In 1967, Oliveros left Mills to take a faculty music department position at UCSD.[2] There, Oliveros met theoretical physicist and karate master Lester Ingber with whom she collaborated in defining the attentional process as applied to music listening.[3] Oliveros also studied karate under Ingber, achieving black belt level. In 1973, Oliveros conducted studies at UCSD's one-year-old Center for Music Experiment; she served as the Center's director from 1976 to 1979. In 1981, to escape creative constriction,[4] she left her tenured position at UCSD[5] and relocated to upstate New York to become an independent composer, performer and consultant.[5]
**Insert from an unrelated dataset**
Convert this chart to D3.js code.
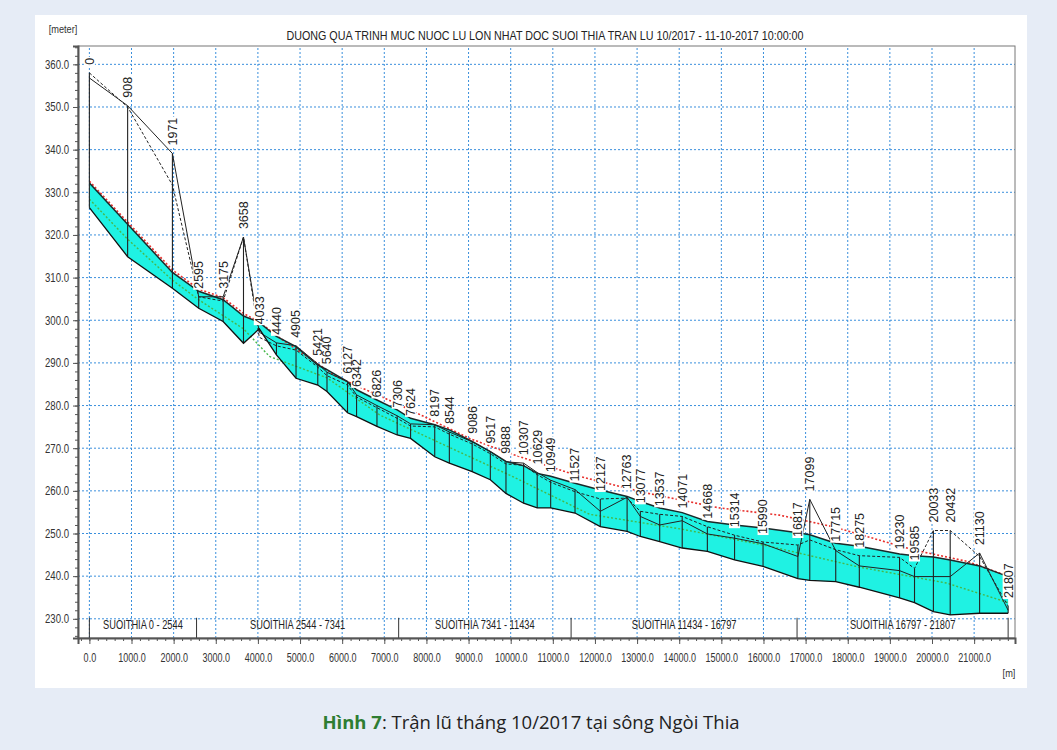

Oliveros coined the term "Deep Listening" in 1991,[2] a term which she then applied to her group The Deep Listening Band and to the Deep Listening program of Deep Listening Institute, Ltd. (formerly The Pauline Oliveros Foundation, founded in 1985). The Deep Listening program includes annual listening retreats in Europe, New Mexico and in upstate New York, as well as apprenticeship and certification programs. The Deep Listening Band, which includes Oliveros, David Gamper, and Stuart Dempster, specializes in performing and recording in resonant or reverberant spaces such as caves, cathedrals and huge underground cisterns. They have collaborated with Ellen Fullman and her long string instrument, as well as countless other musicians, dancers, and performers.
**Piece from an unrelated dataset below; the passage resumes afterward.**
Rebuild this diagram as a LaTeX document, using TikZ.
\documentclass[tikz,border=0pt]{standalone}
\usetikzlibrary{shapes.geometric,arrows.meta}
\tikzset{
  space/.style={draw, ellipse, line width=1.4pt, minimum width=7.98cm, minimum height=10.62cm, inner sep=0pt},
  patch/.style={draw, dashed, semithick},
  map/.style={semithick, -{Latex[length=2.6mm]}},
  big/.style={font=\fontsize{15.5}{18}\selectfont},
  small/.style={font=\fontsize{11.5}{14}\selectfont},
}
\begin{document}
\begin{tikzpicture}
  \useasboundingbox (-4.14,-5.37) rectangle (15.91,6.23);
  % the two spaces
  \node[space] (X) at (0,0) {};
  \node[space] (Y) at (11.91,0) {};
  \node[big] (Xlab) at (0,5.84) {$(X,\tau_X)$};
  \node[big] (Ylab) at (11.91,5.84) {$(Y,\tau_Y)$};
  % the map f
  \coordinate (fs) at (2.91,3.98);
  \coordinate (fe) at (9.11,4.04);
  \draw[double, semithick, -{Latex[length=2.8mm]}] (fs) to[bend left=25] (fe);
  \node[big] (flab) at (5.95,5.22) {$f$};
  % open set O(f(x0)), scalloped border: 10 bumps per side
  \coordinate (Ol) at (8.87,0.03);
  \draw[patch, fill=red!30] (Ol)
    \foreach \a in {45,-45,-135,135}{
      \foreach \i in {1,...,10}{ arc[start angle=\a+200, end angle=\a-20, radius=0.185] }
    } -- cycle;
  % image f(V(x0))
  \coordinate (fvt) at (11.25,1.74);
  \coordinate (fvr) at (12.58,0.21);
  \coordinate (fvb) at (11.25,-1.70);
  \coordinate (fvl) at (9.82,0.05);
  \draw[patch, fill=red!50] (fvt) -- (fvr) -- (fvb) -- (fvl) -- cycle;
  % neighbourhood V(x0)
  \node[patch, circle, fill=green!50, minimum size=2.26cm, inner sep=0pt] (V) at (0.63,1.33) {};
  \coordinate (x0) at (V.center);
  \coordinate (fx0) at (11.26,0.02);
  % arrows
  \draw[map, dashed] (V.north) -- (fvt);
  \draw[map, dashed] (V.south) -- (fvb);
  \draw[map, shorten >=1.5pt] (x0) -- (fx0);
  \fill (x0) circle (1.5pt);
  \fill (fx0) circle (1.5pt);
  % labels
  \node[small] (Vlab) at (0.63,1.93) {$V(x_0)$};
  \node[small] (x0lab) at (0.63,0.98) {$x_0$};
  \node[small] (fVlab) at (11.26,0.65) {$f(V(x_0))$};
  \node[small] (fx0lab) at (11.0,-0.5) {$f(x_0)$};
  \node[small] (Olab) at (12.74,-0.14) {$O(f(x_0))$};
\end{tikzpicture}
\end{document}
Von Gunden (1983, p.105-107) describes and names a new musical theory, developed by Oliveros in the "Introductions" to her Sonic Meditations and in articles, called "sonic awareness." Sonic awareness is the ability to consciously focus attention upon environmental and musical sound, requiring continual alertness and an inclination towards always listening, and comparable to John Berger's concept of visual consciousness (as in his Ways of Seeing). "Sonic awareness is a synthesis of the psychology of consciousness, the physiology of the martial arts, and the sociology of the feminist movement" and describes two ways of processing information, focal attention and global attention, which may be represented by the dot and circle, respectively, of the mandala Oliveros commonly employs in composition. Later this representation was expanded, with the mandala quartered and the quarters representing actively making sound, imagining sound, listening to present sound, and remembering past sound. This model was used in the composition of her Sonic Meditations. Practice of the theory creates "complex sound masses possessing a strong tonal center", as focal attention creates tonality and the global attention creates masses of sound, flexible timbre, attack, duration, intensity, and sometimes pitch, as well as untraditional times and spaces for performance such as requiring extended hours or environmental settings. The theory promotes easily created sounds such as vocal ones, and "says that music should be for everyone anywhere."
In 1994, Oliveros was awarded a grant from the Foundation for Contemporary Arts, the Grants to Artists award.
Oliveros currently teaches at Rensselaer Polytechnic Institute and Mills College. She is openly lesbian.[6]
Oliveros is the author of five books, Sounding the Margins: Collected Writings 1992-2009, Initiation Dream, Software for People, The Roots of the Moment, and Deep Listening: A Composer's Sound Practice.
She recently contributed a chapter to Sound Unbound: Sampling Digital Music and Culture (The MIT Press, 2008) edited by Paul D. Miller a.k.a. DJ Spooky.
She was the 2009 recipient of the William Schuman Award, from Columbia University School of the Arts.